The mere suggestion of being arrested for a
principle of justice arouses such unconscious fear that they respond with
political condescension and smug personal disdain. Note how they fail to understand the OWS
movement itself: they attribute to it whatever they disagree with, so that, conveniently, they can dismiss it, don't have to be bothered with
it and don't have to confront its potential. It is, if you forgive another oxymoron,
aggressive apathy. Call it proactive
apathy, to use one of the redundant and useless epithets of their generation.
They read Grieve because reading some local foodie restaurant blog would show
themselves in their mirror as exactly themselves, mere gentrifiers -- but Grieve is cool,
Grieve is hip, Grieve is an insider, so they can feel insiders without
ever getting inside anything in this place. That's who reads Grieve
today. Bob Arihood died just in time. He'd have seen it as every good deed's
punishment. Grieve has, no fault of his own, become the entertainment for the gawkers of authenticity.

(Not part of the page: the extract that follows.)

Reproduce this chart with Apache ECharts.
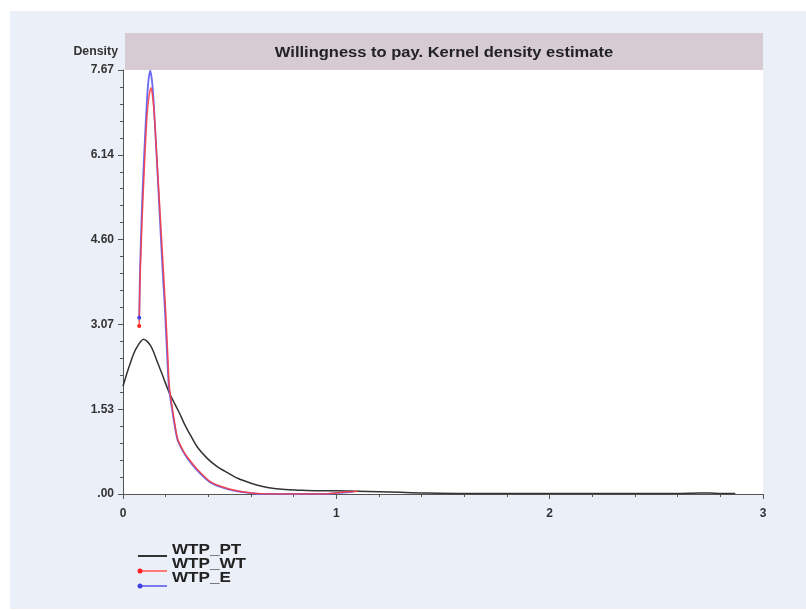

Grieve's readers consider themselves
East Village old-timers if they've lived here for six years, long since gentrification settled in. They have no
conception of the meaning of this once unique place, not a clue.
It is beyond their capacity to imagine, let alone understand. They have lived all their lives with property values and social control. They have no sense of the freedom that follows property abandonment and its vacation of all ownership control, often described as anarchy. They are the children of entitlement. The great difference between the trustfund babies of the EV and the overeducated campers in Liberty Plaza is that the latter are unemployed and drowning in student-loan debt, while the former enjoy mixology at Death & Co.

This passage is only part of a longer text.